Où atterrir ?
Comment s’orienter en politique ?
Dans ce petit essai très percutant, Bruno Latour s’emploie à relier trois phénomènes déjà bien identifiés pour nous proposer une lecture originale du contexte politique actuel (Brexit, élection de Donald Trump, amplification des migrations , montée du populisme …) . Ces trois phénomènes sont la « dérégulation » qui s’accélère depuis les années 90 , l’explosion de plus en plus vertigineuse des inégalités et surtout la négation du changement climatique. Son hypothèse principale est que l’on ne comprend rien aux positions politiques depuis 50 ans si l’on ne donne pas une place centrale à la question du climat et à sa dénégation.
Cette question du climat, vue au sens large de notre rapport à la terre, est effectivement essentielle, car si on la regarde en face, on s’aperçois que la planète n’est pas capable de supporter les rêves de développement proposés par les tenants de la dérégulation et de la mondialisation.
« Les pays signataires de la COP 21 ont réalisé avec effroi que, s’ils allaient tous de l’avant selon les prévisions de leurs plans respectifs de modernisation, il n’existerait pas de planète compatible avec leurs espoirs de développement. »
A partir de ce constat, il porte un jugement très dur sur « les élites obscuscissantes qui ont compris que s’ils voulaient survivre à leur aise, il ne fallait plus faire semblant, même en rêve, de partager la terre avec le reste du monde », à commencer par celles des Etats Unis qui, derrière TRUMP, ont choisi de faire rêver quelques années l’Amérique pour protéger leurs avantages et pour retarder l’atterrissage.
Car la question est bien celle-là « Où atterrir ? ». Autrement dit « Est- ce que nous continuons à nourrir des rêves d’escapade ou est-ce que nous nous mettons en route pour chercher un territoire habitable pour nous et nos enfants ? ».

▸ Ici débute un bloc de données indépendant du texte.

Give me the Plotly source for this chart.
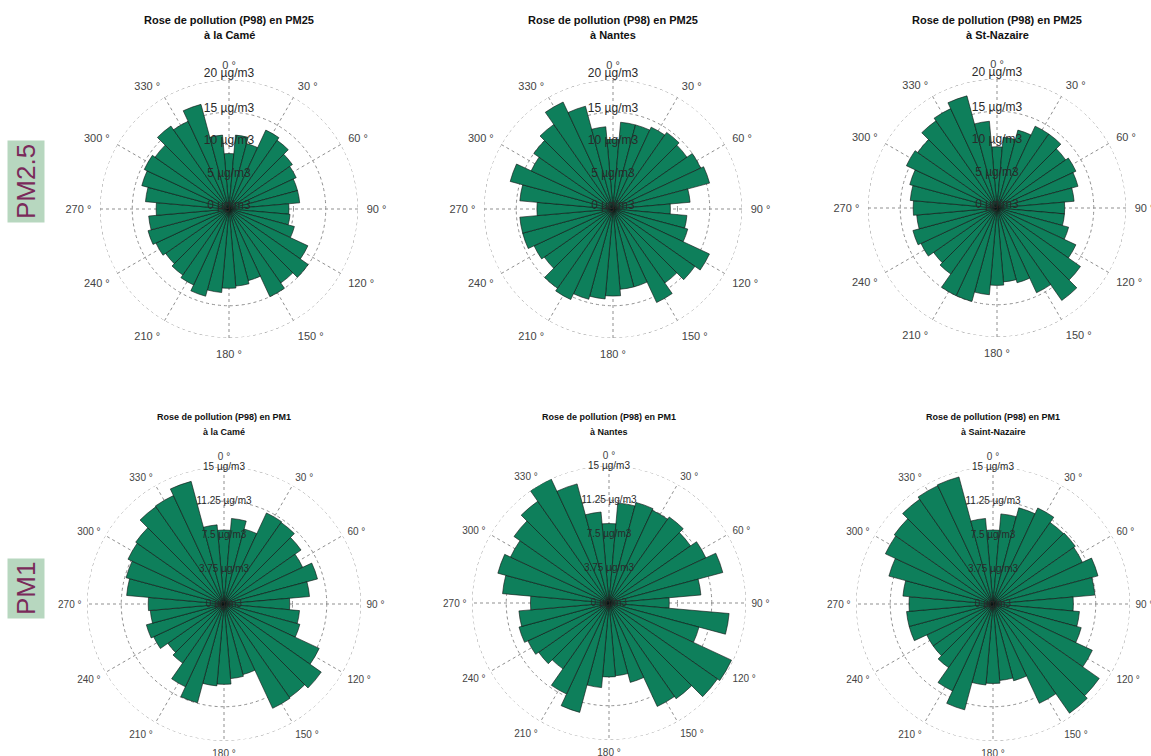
import plotly.graph_objects as go

W, H = 1151, 756
FONT = "Liberation Sans, Arial, sans-serif"

# Wind sectors (10° bins, clockwise from north)
directions = [10 * i for i in range(36)]

# P98 concentration per wind sector (µg/m3)
pm25_came = [8.6, 11.5, 10.5, 13.5, 13.0, 12.0, 11.5, 11.0, 11.0, 9.3, 9.5, 10.5,
             13.5, 15.0, 14.0, 15.0, 11.5, 12.0, 12.3, 13.0, 14.0, 13.0, 12.5, 12.0,
             12.5, 13.0, 12.5, 11.3, 13.0, 14.0, 14.5, 14.0, 15.7, 15.0, 16.8, 11.5]
pm25_nantes = [10.8, 13.5, 13.5, 14.0, 14.5, 14.0, 15.0, 15.5, 12.0, 8.9, 11.5, 12.0,
               16.5, 15.5, 14.0, 16.0, 12.5, 12.5, 13.5, 14.0, 14.5, 15.5, 15.0, 13.0,
               13.5, 14.5, 14.5, 11.8, 14.5, 16.5, 14.0, 15.0, 16.0, 18.3, 16.5, 12.8]
pm25_stnazaire = [9.5, 11.0, 12.5, 14.0, 14.0, 13.0, 13.5, 13.0, 12.0, 10.5, 10.5, 11.5,
                  13.5, 15.8, 17.5, 14.5, 12.0, 11.5, 12.0, 13.5, 15.0, 15.0, 12.5, 12.0,
                  13.0, 13.5, 12.5, 13.0, 13.5, 14.0, 15.5, 15.0, 16.5, 17.0, 18.0, 13.5]
pm1_came = [8.1, 9.4, 8.5, 11.0, 10.9, 10.3, 9.5, 10.6, 9.4, 7.2, 8.3, 8.6,
            11.5, 13.0, 12.5, 12.6, 8.0, 8.2, 8.8, 9.0, 11.2, 10.0, 7.9, 7.5,
            8.5, 8.8, 8.1, 8.3, 10.7, 11.1, 11.6, 11.8, 13.0, 13.1, 13.9, 8.7]
pm1_nantes = [8.7, 11.0, 11.4, 11.2, 11.5, 10.9, 11.7, 12.9, 10.1, 6.6, 13.2, 10.2,
              14.8, 14.5, 12.8, 12.5, 9.0, 8.0, 8.1, 9.3, 12.4, 11.0, 8.8, 9.4,
              9.8, 10.2, 9.9, 8.6, 11.7, 12.6, 11.9, 12.7, 13.6, 15.0, 13.5, 10.0]
pm1_saintnazaire = [8.1, 9.9, 10.9, 11.6, 10.9, 11.0, 10.8, 11.9, 11.2, 8.8, 9.5, 10.0,
                    12.0, 14.2, 14.6, 12.0, 8.7, 8.4, 8.7, 8.9, 12.0, 10.5, 8.5, 8.0,
                    8.0, 9.5, 9.5, 9.2, 9.9, 11.8, 13.0, 13.2, 14.0, 14.3, 14.4, 9.4]

# Radial ticks
pm25_ticks = [0, 5, 10, 15, 20]
pm25_labels = ["0 µg/m3", "5 µg/m3", "10 µg/m3", "15 µg/m3", "20 µg/m3"]
pm1_ticks = [0, 3.75, 7.5, 11.25, 15]
pm1_labels = ["0 µg/m3", "3.75 µg/m3", "7.5 µg/m3", "11.25 µg/m3", "15 µg/m3"]

angle_ticks = list(range(0, 360, 30))
angle_labels = [f"{a} °" for a in angle_ticks]

titles = [
    ("Rose de pollution (P98) en PM25", "à la Camé"),
    ("Rose de pollution (P98) en PM25", "à Nantes"),
    ("Rose de pollution (P98) en PM25", "à St-Nazaire"),
    ("Rose de pollution (P98) en PM1", "à la Camé"),
    ("Rose de pollution (P98) en PM1", "à Nantes"),
    ("Rose de pollution (P98) en PM1", "à Saint-Nazaire"),
]
series = [pm25_came, pm25_nantes, pm25_stnazaire, pm1_came, pm1_nantes, pm1_saintnazaire]

# Panel geometry in pixels: centre x, centre y, radius
panels = [
    (229, 209, 129), (613, 209, 129), (997, 208, 129),
    (224, 604, 137), (609, 603, 137), (993, 604, 137),
]

GRID = "#8f8f8f"
circle_theta = list(range(0, 361, 2))

fig = go.Figure()
layout = dict(
    template="none",
    width=W, height=H, margin=dict(l=0, r=0, t=0, b=0),
    paper_bgcolor="white", plot_bgcolor="white", showlegend=False,
    font=dict(family=FONT, color="#444444"), annotations=[],
)

for k, (vals, (t1, t2), (cx, cy, R)) in enumerate(zip(series, titles, panels)):
    pid = "polar" if k == 0 else f"polar{k+1}"
    top = k < 3
    ticks = pm25_ticks if top else pm1_ticks
    tlabels = pm25_labels if top else pm1_labels
    rmax = ticks[-1]
    ang_size = 11 if top else 10
    rad_size = 12 if top else 10

    fig.add_trace(go.Barpolar(
        r=vals, theta=directions, width=10, subplot=pid,
        marker=dict(color="#0e7f5b", line=dict(color="#111111", width=0.6)),
        hoverinfo="skip",
    ))
    # dotted outer ring at the last tick value
    fig.add_trace(go.Scatterpolar(
        r=[rmax] * len(circle_theta), theta=circle_theta, mode="lines",
        line=dict(color=GRID, width=1, dash="dot"), cliponaxis=False,
        subplot=pid, hoverinfo="skip",
    ))
    # ring labels along the north spoke
    if top:
        lab_r = [v + 0.5 if v < rmax else v for v in ticks]
        lab_pos = ["middle center" if v < rmax else "top center" for v in ticks]
    else:
        lab_r = list(ticks)
        lab_pos = ["middle center"] * len(ticks)
    fig.add_trace(go.Scatterpolar(
        r=lab_r, theta=[0] * len(ticks),
        mode="text", text=tlabels, textposition=lab_pos, cliponaxis=False,
        textfont=dict(size=rad_size, color="#2a2a2a", family=FONT),
        subplot=pid, hoverinfo="skip",
    ))

    layout[pid] = dict(
        domain=dict(x=[(cx - R) / W, (cx + R) / W],
                    y=[(H - cy - R) / H, (H - cy + R) / H]),
        bgcolor="white",
        radialaxis=dict(range=[0, rmax], tickvals=ticks, showticklabels=False,
                        ticks="", showline=False, showgrid=True,
                        gridcolor=GRID, griddash="dot", gridwidth=1),
        angularaxis=dict(direction="clockwise", rotation=90, tickmode="array",
                         tickvals=angle_ticks, ticktext=angle_labels,
                         ticks="outside", ticklen=6 if top else 3,
                         tickcolor="rgba(0,0,0,0)",
                         showline=False,
                         showgrid=True, gridcolor=GRID, griddash="dot",
                         gridwidth=1,
                         tickfont=dict(size=ang_size, color="#444444", family=FONT)),
    )

    ty1, ty2 = (20, 35) if top else (417, 432)
    tsize = 11 if top else 9
    for txt, ty in ((t1, ty1), (t2, ty2)):
        layout["annotations"].append(dict(
            x=cx / W, y=1 - ty / H, xref="paper", yref="paper", text=f"<b>{txt}</b>",
            showarrow=False, xanchor="center", yanchor="middle",
            font=dict(size=tsize, color="#111111", family=FONT),
        ))

# Row labels
for txt, yc in (("PM2.5", 182), ("PM1", 589)):
    layout["annotations"].append(dict(
        x=26 / W, y=1 - yc / H, xref="paper", yref="paper", text=txt,
        showarrow=False, textangle=-90, xanchor="center", yanchor="middle",
        bgcolor="#b7d7bf", borderpad=3,
        font=dict(size=26, color="#7a2a5a", family=FONT),
    ))

fig.update_layout(**layout)
fig.write_html("out.html")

C’est une sorte de retour de la terre dans la politique qu’il nous propose.
Entre le Global qui est présenté comme l’archétype de la modernité et le Local qui peut paraitre un refuge face aux problèmes de la mondialisation, Il nous propose un troisième « attracteur » , le Terrestre – Il ne s’agit pas d’un retour à la terre –mais une intégration des enjeux de la planète, à commencer par le climat , dans la réflexion politique de ceux qui se sentent attirés par la mondialisation, comme ceux qui veulent se replier sur le local.
Une telle lecture de la politique fait ainsi disparaitre la notion de droite et de gauche. « La question devient donc de définir de façon beaucoup plus réaliste les luttes des classes en prenant en compte cette nouvelle matérialité, ce nouveau matérialisme, imposés par l’orientation vers le terrestre ».
La conclusion ouverte invite à s'attacher à un sol d’une part et à le mondialiser de l’autre car « le sol permet de s’attacher, le monde de se détacher ». Et dans le dernier chapitre, Bruno Latour nous explique pourquoi c’est en Europe qu’il souhaite « atterrir ».